NZIER Shadow Board: hold in May — but three members say hike now

Independent economists are split on timing, but unanimous that the OCR must rise

NZIER Shadow Board: hold in May — but three members say hike now

A majority of economists on the NZIER Monetary Policy Shadow Board have recommended the Reserve Bank keep the OCR at 2.25% at Wednesday's Monetary Policy Statement — but the split within the group signals just how close the debate has become, and how quickly the rate environment could shift for New Zealand mortgage holders.

The Shadow Board, which publishes independent views ahead of each RBNZ decision, saw the majority of its eight members back a hold in May. They cited subdued GDP growth, slack in the broader economy, and ongoing uncertainty from the US-Israel war with Iran as reasons to wait for clearer data before tightening. But three members argued the case for hiking now, pointing to the prolonged period of near-zero real interest rates and the continued lift in inflation and inflation expectations.

The divide between the two camps is sharp. Victoria University professor Arthur Grimes argued a gradual start to tightening was already overdue:

"The real OCR has been zero or negative for a prolonged period, contributing to inflationary pressures. It needs to rise over the next 12 months. While the current situation is highly uncertain, a (gradual) start to the tightening cycle should begin at this announcement," Grimes said.

University of Otago associate professor Dennis Wesselbaum was equally pointed, describing the Middle East situation as characterised more by ambiguity than genuine uncertainty, and warning that this was likely the last meeting at which holding could be justified:

"With the effects of previous rate cuts still working through the economy, this is likely the last meeting at which holding the OCR unchanged can be justified," Wesselbaum said.

The case for patience — and its limits

Not all Shadow Board members read the situation the same way.

BusinessNZ economist John Pask noted that while inflation and expectations have moved up in light of the Iran conflict, both business and consumer confidence have taken a sharp fall — and the economy still has spare capacity that argues against premature tightening.

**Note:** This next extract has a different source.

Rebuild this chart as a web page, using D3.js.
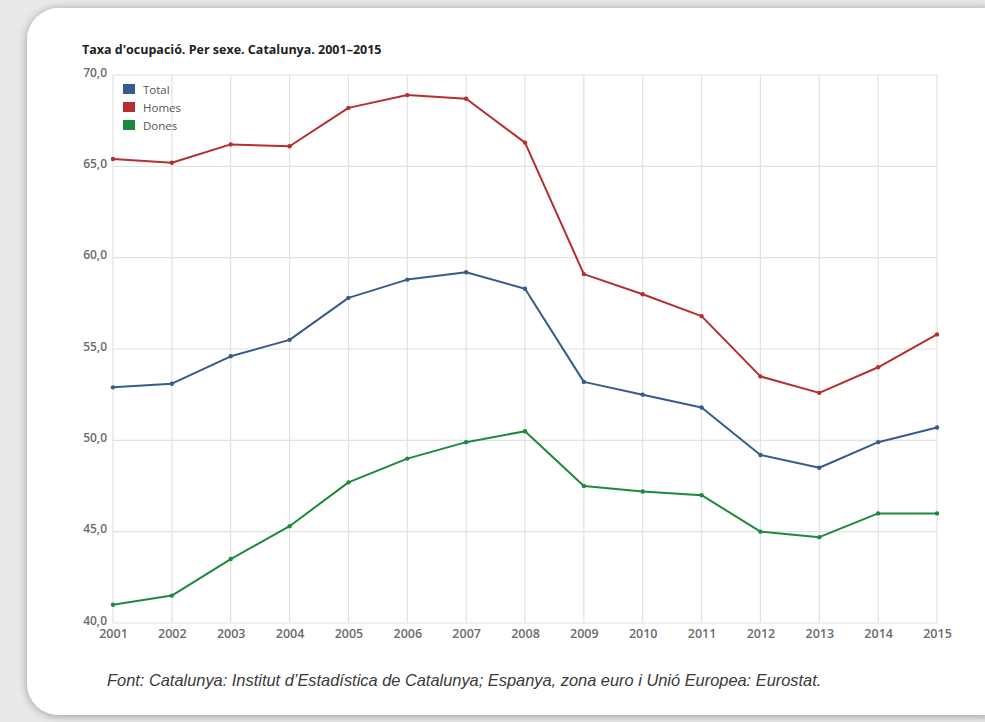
<!DOCTYPE html>
<html>
<head>
<meta charset="utf-8">
<script src="https://cdn.jsdelivr.net/npm/d3@7"></script>
<style>
  html, body { margin: 0; padding: 0; background: #e9e9e9; }
  svg { display: block; }
</style>
</head>
<body>
<svg id="chart" width="985" height="722"></svg>
<script>
// Employment rate by sex, Catalonia 2001–2015
const years = [2001, 2002, 2003, 2004, 2005, 2006, 2007, 2008, 2009, 2010, 2011, 2012, 2013, 2014, 2015];
const total = [52.9, 53.1, 54.6, 55.5, 57.8, 58.8, 59.2, 58.3, 53.2, 52.5, 51.8, 49.2, 48.5, 49.9, 50.7];
const homes = [65.4, 65.2, 66.2, 66.1, 68.2, 68.9, 68.7, 66.3, 59.1, 58.0, 56.8, 53.5, 52.6, 54.0, 55.8];
const dones = [41.0, 41.5, 43.5, 45.3, 47.7, 49.0, 49.9, 50.5, 47.5, 47.2, 47.0, 45.0, 44.7, 46.0, 46.0];
const seriesNames = ["Total", "Homes", "Dones"];
const seriesColors = ["#355c8c", "#b52f2f", "#1d8a3b"];
const yTicks = [40, 45, 50, 55, 60, 65, 70];
const title = "Taxa d'ocupació. Per sexe. Catalunya. 2001–2015";
const source = "Font: Catalunya: Institut d’Estadística de Catalunya; Espanya, zona euro i Unió Europea: Eurostat.";

const series = [total, homes, dones].map((vals, i) => ({
  name: seriesNames[i], color: seriesColors[i],
  values: vals.map((v, j) => ({ year: years[j], value: v }))
}));

const svg = d3.select("#chart");
const defs = svg.append("defs");

// soft drop shadow for the card
const f = defs.append("filter").attr("id", "shadow")
  .attr("x", "-10%").attr("y", "-10%").attr("width", "120%").attr("height", "120%");
f.append("feGaussianBlur").attr("in", "SourceAlpha").attr("stdDeviation", 5);
f.append("feOffset").attr("dx", 0).attr("dy", 1).attr("result", "blur");
f.append("feComponentTransfer").append("feFuncA").attr("type", "linear").attr("slope", 0.35);
const m = f.append("feMerge");
m.append("feMergeNode");
m.append("feMergeNode").attr("in", "SourceGraphic");

svg.append("rect").attr("x", 27).attr("y", 8).attr("width", 990).attr("height", 707)
  .attr("rx", 32).attr("ry", 32).attr("fill", "#ffffff").attr("filter", "url(#shadow)");

const margin = { left: 113, right: 937, top: 75, bottom: 623 };

const x = d3.scaleLinear().domain([years[0], years[years.length - 1]]).range([margin.left, margin.right]);
const y = d3.scaleLinear().domain([40, 70]).range([margin.bottom, margin.top]);

// grid
const grid = svg.append("g");
grid.selectAll("line.v").data(years).join("line")
  .attr("x1", d => x(d)).attr("x2", d => x(d))
  .attr("y1", margin.top).attr("y2", margin.bottom)
  .attr("stroke", "#e2e2e2").attr("stroke-width", 1.2);
grid.selectAll("line.h").data(yTicks).join("line")
  .attr("x1", margin.left).attr("x2", margin.right)
  .attr("y1", d => y(d)).attr("y2", d => y(d))
  .attr("stroke", "#e2e2e2").attr("stroke-width", 1.2);

// axes
const fmt = d => d3.format(".1f")(d).replace(".", ",");
const yAxis = svg.append("g").attr("transform", `translate(${margin.left},0)`)
  .call(d3.axisLeft(y).tickValues(yTicks).tickFormat(fmt).tickSize(0).tickPadding(6));
yAxis.select(".domain").remove();
yAxis.selectAll("text")
  .attr("dy", "0.1em")
  .style("font-family", "'Open Sans', sans-serif").style("font-size", "12px")
  .style("font-weight", "600").style("fill", "#6b6b6b");

const xAxis = svg.append("g").attr("transform", `translate(0,${margin.bottom})`)
  .call(d3.axisBottom(x).tickValues(years).tickFormat(d3.format("d")).tickSize(0).tickPadding(6));
xAxis.select(".domain").remove();
xAxis.selectAll("text")
  .style("font-family", "'Open Sans', sans-serif").style("font-size", "12.5px")
  .style("font-weight", "600").style("fill", "#6b6b6b");

// lines and markers
const line = d3.line().x(d => x(d.year)).y(d => y(d.value));
const g = svg.append("g");
series.forEach(s => {
  g.append("path").datum(s.values)
    .attr("d", line).attr("fill", "none")
    .attr("stroke", s.color).attr("stroke-width", 2).attr("stroke-linejoin", "round");
  g.selectAll(null).data(s.values).join("circle")
    .attr("cx", d => x(d.year)).attr("cy", d => y(d.value)).attr("r", 2.2)
    .attr("fill", s.color);
});

// legend
const legend = svg.append("g").attr("transform", "translate(123,84)");
series.forEach((s, i) => {
  const row = legend.append("g").attr("transform", `translate(0,${i * 18})`);
  row.append("rect").attr("width", 12).attr("height", 10).attr("fill", s.color);
  row.append("text").attr("x", 20).attr("y", 9.5).text(s.name)
    .style("font-family", "'Open Sans', sans-serif").style("font-size", "11.5px")
    .style("fill", "#555");
});

// title
svg.append("text").attr("x", 82).attr("y", 54).text(title)
  .style("font-family", "'Open Sans', sans-serif").style("font-size", "12.5px")
  .style("font-weight", "700").style("fill", "#222");

// source
svg.append("text").attr("x", 107).attr("y", 686).text(source)
  .style("font-family", "'Liberation Sans', Arial, sans-serif").style("font-size", "16.4px")
  .style("font-style", "italic").style("fill", "#3a3a3a");
</script>
</body>
</html>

Sharesies CEO Brooke Roberts made a similar point, observing that current inflation pressure is coming from volatile oil and electricity prices rather than domestic demand, with unemployment rising toward 5.6% in the months ahead and GDP growth at just 0.2% last quarter.

Kiwibank chief economist Jarrod Kerr, also on the Shadow Board, went further. In Kiwibank's weekly note, he argued that hiking into a supply-shock-driven inflation environment risks compounding the damage rather than containing it:

"Hiking early will only kick the economy while it's down. The fear that this will be another COVID situation is unwarranted," Kerr said, adding that Kiwibank sees no need for rate hikes this year on current data.

Where rates are heading 

Whatever their view on May, all Shadow Board members agree that the OCR needs to be higher in 12 months' time. The majority placed their preferred OCR in a range of 2.75% to 3.75% by May 2027 — a wide band that captures the depth of uncertainty about how quickly inflation will prove persistent versus transitory.

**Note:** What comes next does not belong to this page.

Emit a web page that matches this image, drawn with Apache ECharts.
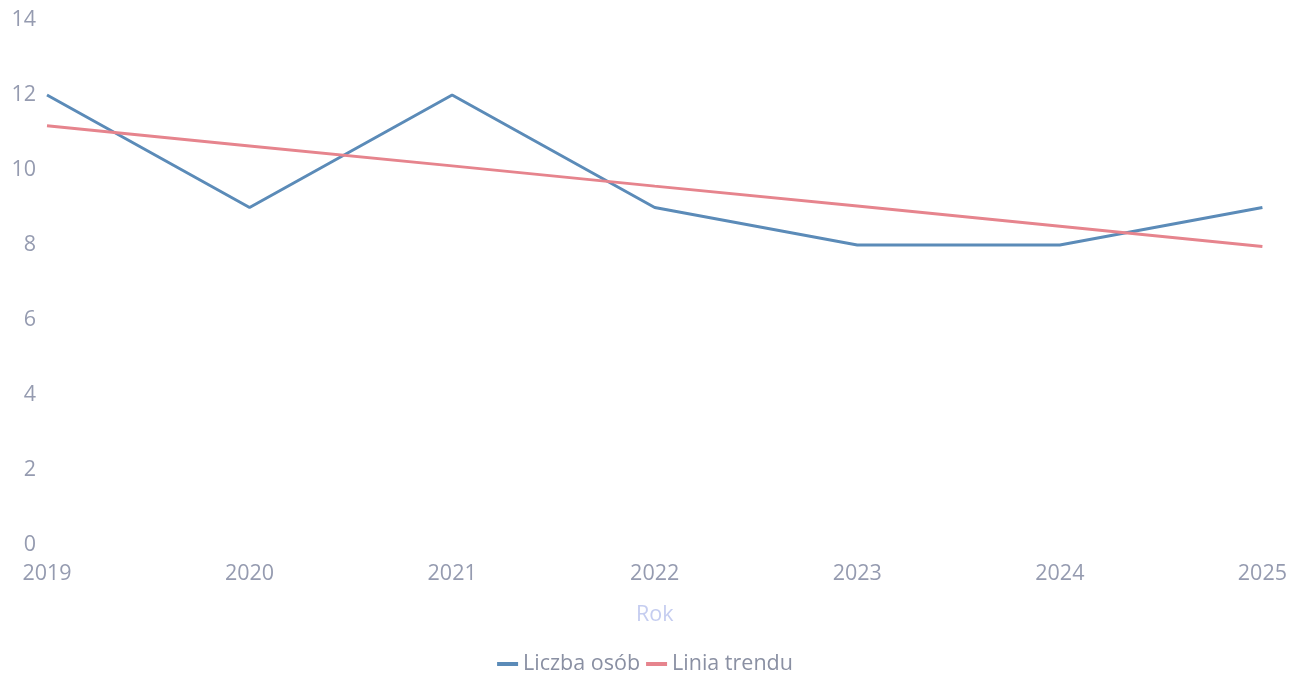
<!DOCTYPE html>
<html>
<head>
<meta charset="utf-8">
<script src="https://cdn.jsdelivr.net/npm/echarts@6/dist/echarts.min.js"></script>
<style>html,body{margin:0;padding:0;background:#fff}#c{width:1290px;height:674px}</style>
</head>
<body>
<div id="c"></div>
<script>
const years = ['2019','2020','2021','2022','2023','2024','2025'];
const liczbaOsob = [12, 9, 12, 9, 8, 8, 9];
const liniaTrendu = [11.18, 10.64, 10.11, 9.57, 9.04, 8.50, 7.96];
const yTicks = [0, 2, 4, 6, 8, 10, 12, 14];

const chart = echarts.init(document.getElementById('c'));
chart.setOption({
  animation: false,
  textStyle: { fontFamily: 'Open Sans' },
  grid: { left: 47, right: 26, top: 20, bottom: 129 },
  legend: {
    bottom: -6,
    left: 'center',
    icon: 'rect',
    itemWidth: 21,
    itemHeight: 4,
    itemGap: 6,
    textStyle: { color: '#8a90a3', fontSize: 21.5, fontFamily: 'Open Sans' },
    data: ['Liczba osób', 'Linia trendu']
  },
  xAxis: {
    type: 'category',
    data: years,
    boundaryGap: false,
    name: 'Rok',
    nameLocation: 'middle',
    nameGap: 59,
    nameTextStyle: { color: '#c5cdf0', fontSize: 21.5, fontFamily: 'Open Sans' },
    axisLine: { show: false },
    axisTick: { show: false },
    axisLabel: { color: '#959bb0', fontSize: 21.5, margin: 18, fontFamily: 'Open Sans' },
    splitLine: { show: false }
  },
  yAxis: {
    type: 'value',
    min: yTicks[0],
    max: yTicks[yTicks.length - 1],
    interval: 2,
    axisLine: { show: false },
    axisTick: { show: false },
    splitLine: { show: false },
    axisLabel: { color: '#959bb0', fontSize: 21.5, margin: 11, fontFamily: 'Open Sans' }
  },
  series: [
    {
      name: 'Liczba osób',
      type: 'line',
      data: liczbaOsob,
      showSymbol: false,
      lineStyle: { color: '#5b8bb8', width: 3 },
      itemStyle: { color: '#5b8bb8' }
    },
    {
      name: 'Linia trendu',
      type: 'line',
      data: liniaTrendu,
      showSymbol: false,
      lineStyle: { color: '#e6848d', width: 3 },
      itemStyle: { color: '#e6848d' }
    }
  ]
});
</script>
</body>
</html>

The major banks broadly align with the upper end of that range, though they differ on timing and pace.

ASB and ANZ both favour a July start — ANZ's Sharon Zollner expects three consecutive 25bp hikes in July, September, and October taking the OCR to 3%, while ASB forecasts the OCR reaching 3.25% by December. BNZ's Stephen Toplis, who also sits on the Shadow Board, argues the RBNZ should be moving to neutral as soon as possible and expects hikes to begin in September, with the OCR peaking around 3.25% in early 2027. Westpac's Kelly Eckhold, also on the Shadow Board, went further personally, arguing in his participant comments that an increase at this meeting would be a down payment on returning the OCR to more neutral levels in the 3–3.5% range.